PALAVRA DA PASTOR – FEVEREIRO DE 2024
CARNAVAL E (ALEGRIA?)
No Brasil, é quase impossível se dissociar o mês de fevereiro da festa de Carnaval. Digo fevereiro, porque
raramente essa festa passa para o início de março.
Não se pode negar o óbvio. Falar de carnaval, para a imensa maioria das pessoas, mesmo aquelas que
praticamente não se envolvem nas festas carnavalescas, é falar de um tempo de alegria. Sem entrar em
julgamentos de cunho moral, realmente, é um tempo marcado pela alegria dos desfiles das escolas de
samba, sobretudo nas grandes cidades, pelos blocos carnavalescos populares de rua, por bailes e matinês, por encontros de família e amigos no churrasquinho, almoços, e mesmo em retiros espirituais silenciosos ou marcados pelo embalo de hinos de alegria.
Segundo uma teoria, a origem da palavra “carnaval” vem do latim “carne vale”, “adeus à carne”, e estaria
ligado ao Tempo da Quaresma, ou pelo menos fazia referência a ele. É que no dia imediatamente anterior
(nos dias) à Quarta-feira de Cinzas, os cristãos se despediam da carne, fazendo boas refeições com fartura
de carne, evidentemente, pois no dia seguinte começava o período da Quaresma, tempo em que os
cristãos se abstêm de comer carne, por penitência.
Tudo isso, só é explicável no ambiente cristão, que acabou por dar origem a uma festa pouco ou quase
nada cristã nos dias de hoje. Isso revela a proximidade entre o sagrado e o profano. Tão próximos que o
profano pode contaminar o sagrado, o cristão, como geralmente acontece.
Mas, isso não nega o fato de o Carnaval ser considerado um tempo de alegria para aqueles e aquelas que
sabem fazer dele uma festa pitoresca de marchinhas engraçadas, de desfiles ornamentados, de outros
ritmos e tradições populares, uma brincadeira de rua, uma festa quase inocente, uma diversão sadia, onde o povo extravasa sua alegria. Mas, só será uma alegria também cristã se não acabar com o fim dos dias de carnaval; se serviu para unir mais os familiares, amigos, até para revigorar as energias e tomar ânimo para as atividades que se seguirão.
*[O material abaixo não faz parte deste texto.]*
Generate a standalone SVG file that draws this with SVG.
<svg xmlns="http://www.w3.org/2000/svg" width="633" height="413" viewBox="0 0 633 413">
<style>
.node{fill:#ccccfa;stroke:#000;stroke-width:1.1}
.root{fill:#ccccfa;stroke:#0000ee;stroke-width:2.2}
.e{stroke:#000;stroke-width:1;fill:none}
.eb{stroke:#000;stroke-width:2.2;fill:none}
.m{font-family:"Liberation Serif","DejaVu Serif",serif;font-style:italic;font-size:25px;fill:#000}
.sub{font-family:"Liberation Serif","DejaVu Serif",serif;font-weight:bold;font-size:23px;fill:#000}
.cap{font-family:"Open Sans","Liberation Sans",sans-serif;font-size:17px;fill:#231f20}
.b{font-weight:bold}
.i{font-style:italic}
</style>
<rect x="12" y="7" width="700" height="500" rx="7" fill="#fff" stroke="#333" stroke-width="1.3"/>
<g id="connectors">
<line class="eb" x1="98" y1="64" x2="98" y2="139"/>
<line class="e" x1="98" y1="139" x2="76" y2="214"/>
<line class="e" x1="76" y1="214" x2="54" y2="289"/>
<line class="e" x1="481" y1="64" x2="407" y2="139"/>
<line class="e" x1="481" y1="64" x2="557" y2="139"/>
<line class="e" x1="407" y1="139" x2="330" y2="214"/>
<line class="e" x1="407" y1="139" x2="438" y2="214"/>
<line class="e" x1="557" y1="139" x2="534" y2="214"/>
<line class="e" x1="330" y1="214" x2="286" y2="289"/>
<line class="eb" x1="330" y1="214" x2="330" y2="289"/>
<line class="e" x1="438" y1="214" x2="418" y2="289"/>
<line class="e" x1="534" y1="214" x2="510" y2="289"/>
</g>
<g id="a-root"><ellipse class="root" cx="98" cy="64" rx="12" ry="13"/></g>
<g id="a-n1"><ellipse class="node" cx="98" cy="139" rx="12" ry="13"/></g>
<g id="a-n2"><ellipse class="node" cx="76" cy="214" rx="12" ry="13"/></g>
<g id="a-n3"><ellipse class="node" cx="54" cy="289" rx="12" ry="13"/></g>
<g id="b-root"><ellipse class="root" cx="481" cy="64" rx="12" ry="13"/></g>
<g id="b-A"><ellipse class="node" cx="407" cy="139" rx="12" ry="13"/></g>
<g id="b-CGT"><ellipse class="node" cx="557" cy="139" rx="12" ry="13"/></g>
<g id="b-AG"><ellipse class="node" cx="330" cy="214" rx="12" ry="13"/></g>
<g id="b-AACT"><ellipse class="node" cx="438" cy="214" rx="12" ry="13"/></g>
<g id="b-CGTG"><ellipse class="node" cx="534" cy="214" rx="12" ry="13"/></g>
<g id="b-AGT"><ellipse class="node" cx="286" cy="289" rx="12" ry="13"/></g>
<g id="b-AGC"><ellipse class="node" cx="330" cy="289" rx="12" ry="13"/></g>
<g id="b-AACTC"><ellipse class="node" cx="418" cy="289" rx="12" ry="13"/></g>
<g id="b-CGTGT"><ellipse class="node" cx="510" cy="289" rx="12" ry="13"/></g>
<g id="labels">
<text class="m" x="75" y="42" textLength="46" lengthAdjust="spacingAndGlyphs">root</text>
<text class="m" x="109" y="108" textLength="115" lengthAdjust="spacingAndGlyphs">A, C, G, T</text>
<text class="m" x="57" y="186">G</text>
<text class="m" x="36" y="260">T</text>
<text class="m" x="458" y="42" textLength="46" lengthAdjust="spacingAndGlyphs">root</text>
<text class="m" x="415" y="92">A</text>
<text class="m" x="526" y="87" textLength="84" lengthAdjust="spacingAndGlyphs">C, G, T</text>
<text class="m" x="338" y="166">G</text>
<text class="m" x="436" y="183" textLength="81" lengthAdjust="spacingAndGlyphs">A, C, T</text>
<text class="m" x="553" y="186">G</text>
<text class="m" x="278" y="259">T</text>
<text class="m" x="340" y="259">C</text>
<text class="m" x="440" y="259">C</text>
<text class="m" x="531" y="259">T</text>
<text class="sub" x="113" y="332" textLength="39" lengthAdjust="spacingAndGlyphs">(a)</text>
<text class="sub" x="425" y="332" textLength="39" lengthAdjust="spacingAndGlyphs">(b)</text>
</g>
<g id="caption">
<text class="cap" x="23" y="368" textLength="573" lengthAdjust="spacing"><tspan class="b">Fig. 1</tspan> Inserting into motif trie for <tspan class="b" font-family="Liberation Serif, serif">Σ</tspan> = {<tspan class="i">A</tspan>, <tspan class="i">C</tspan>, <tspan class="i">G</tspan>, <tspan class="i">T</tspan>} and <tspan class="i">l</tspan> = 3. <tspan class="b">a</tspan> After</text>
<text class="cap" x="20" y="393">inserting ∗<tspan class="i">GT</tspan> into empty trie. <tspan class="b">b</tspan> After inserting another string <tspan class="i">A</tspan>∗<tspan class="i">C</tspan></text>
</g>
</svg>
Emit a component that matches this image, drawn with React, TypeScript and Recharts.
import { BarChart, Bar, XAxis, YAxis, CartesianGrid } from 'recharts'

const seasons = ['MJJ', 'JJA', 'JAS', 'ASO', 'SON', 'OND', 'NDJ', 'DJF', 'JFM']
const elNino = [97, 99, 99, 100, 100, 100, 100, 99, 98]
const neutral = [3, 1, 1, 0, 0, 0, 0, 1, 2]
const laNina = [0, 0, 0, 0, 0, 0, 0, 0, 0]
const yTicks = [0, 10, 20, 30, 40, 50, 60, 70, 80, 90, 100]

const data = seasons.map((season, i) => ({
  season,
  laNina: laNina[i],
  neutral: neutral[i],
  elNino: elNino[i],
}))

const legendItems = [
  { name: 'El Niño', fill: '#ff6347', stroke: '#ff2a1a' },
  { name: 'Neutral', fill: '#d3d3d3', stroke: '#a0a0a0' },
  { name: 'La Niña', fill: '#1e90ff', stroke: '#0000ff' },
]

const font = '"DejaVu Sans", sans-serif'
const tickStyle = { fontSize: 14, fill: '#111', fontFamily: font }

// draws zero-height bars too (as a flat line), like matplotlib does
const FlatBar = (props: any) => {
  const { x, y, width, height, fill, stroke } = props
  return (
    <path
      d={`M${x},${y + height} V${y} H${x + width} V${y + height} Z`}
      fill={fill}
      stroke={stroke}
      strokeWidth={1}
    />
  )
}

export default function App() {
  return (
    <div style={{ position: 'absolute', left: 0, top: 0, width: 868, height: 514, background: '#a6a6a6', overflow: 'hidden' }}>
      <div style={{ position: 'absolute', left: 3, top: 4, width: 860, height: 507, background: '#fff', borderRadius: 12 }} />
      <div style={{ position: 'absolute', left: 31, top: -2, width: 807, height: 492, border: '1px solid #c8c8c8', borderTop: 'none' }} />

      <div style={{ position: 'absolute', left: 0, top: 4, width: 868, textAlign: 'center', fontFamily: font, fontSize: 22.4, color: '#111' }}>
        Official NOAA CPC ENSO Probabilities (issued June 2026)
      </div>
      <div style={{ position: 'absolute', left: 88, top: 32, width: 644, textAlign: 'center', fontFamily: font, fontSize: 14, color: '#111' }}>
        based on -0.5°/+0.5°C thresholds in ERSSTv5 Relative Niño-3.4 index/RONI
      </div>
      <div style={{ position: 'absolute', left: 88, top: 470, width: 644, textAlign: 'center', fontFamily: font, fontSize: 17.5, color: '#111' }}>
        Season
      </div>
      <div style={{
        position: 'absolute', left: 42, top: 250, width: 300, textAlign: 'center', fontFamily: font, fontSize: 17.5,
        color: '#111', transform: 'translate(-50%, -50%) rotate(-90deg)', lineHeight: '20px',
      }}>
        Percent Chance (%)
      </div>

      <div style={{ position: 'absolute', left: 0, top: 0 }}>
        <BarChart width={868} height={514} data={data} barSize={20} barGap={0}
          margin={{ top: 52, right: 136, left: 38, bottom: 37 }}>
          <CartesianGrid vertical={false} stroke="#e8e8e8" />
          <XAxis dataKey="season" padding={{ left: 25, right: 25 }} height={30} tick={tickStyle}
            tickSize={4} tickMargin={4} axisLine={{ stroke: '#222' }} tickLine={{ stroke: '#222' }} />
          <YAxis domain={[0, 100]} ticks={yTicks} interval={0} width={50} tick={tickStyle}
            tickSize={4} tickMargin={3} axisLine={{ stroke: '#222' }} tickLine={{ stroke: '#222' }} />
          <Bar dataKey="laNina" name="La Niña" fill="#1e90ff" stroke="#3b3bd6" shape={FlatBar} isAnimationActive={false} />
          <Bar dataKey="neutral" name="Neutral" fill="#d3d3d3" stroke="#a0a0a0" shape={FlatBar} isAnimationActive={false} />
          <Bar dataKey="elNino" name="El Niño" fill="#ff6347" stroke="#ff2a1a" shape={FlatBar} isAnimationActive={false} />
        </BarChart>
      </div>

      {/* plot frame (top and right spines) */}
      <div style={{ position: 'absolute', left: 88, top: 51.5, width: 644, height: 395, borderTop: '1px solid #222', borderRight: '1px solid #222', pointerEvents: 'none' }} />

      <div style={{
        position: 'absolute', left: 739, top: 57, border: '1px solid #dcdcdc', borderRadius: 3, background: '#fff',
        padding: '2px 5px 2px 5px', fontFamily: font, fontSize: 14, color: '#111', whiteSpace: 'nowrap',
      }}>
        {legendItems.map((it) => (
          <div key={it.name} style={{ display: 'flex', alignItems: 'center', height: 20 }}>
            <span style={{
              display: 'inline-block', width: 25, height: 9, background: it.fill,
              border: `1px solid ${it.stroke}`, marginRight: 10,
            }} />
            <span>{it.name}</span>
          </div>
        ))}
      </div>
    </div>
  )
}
Mas, sob muitos aspectos, infelizmente, o carnaval tem se tornado também uma festa mundana e profana, cheia de permissivismos, onde campeia o despudor e as orgias, onde se pensa que tudo é lícito, onde a imoralidade é favorecida até pelas autoridades, com a farta distribuição de preservativos, preocupadas apenas com a saúde física e não com a moral, por isso chamada “a festa da carne”. Perdeu aquele sentido de um “adeus à carne”, para se entrar num outro clima de mais recolhimento e de mais penitência. O carnaval tornou-se altamente capitalizado, lucrativo e mercantilizado. E onde o dinheiro impera, não há valor moral, cristão, humano que resista. Esta é a verdade. Por isso, para nós cristãos, a grande festa não é o carnaval, sem desmerecer expressões saudáveis de alegria por parte daqueles (as) que sabem aproveitar bem este tempo; para nós cristãos, a grande festa é a Páscoa, antecedida pela Semana Santa e pela Quaresma, que tem início na Quarta-Feira de Cinzas, o dia imediatamente após o fim do carnaval.
Ajuda-nos a discernir sobre o sentido da verdadeira alegria cristã, as palavras do Apóstolo Paulo
escrevendo aos Romanos, que tinham entre tantos outros hábitos pagãos, a política do “pão e circo” para
alienar os oprimidos pelo seu sistema escravagista: “Não vos conformeis com esse século” (Rm 12,2). E
ainda aos filipenses e coríntios de cultura grega, não muito diferente da romana: “Já vos disse muitas vezes, e agora o repito, chorando: há muitos por aí que se comportam como inimigos da cruz de Cristo. O fim deles é a perdição, o deus deles é o ventre, a glória deles está no que é vergonhoso, apreciam só as coisas terrenas” (Fl 3, 18-19); “Os que se servem deste mundo, não se detenham nele, pois a figura deste mundo passa” (cf. 1 Cor 7, 31).
Fevereiro está aí. E com ele esse tempo do carnaval, mas também de recomeço das aulas e de nossas
atividades pastorais mais intensas, do Tempo da Quaresma, afinal, se diz que no Brasil, tudo começa pra
valer depois do carnaval. Experimentemos o sentido da verdadeira alegria cristã, que vem, não das festas
carnavalescas, mas da riqueza da fraternidade, da solidariedade, comunhão e da vida em comunidade.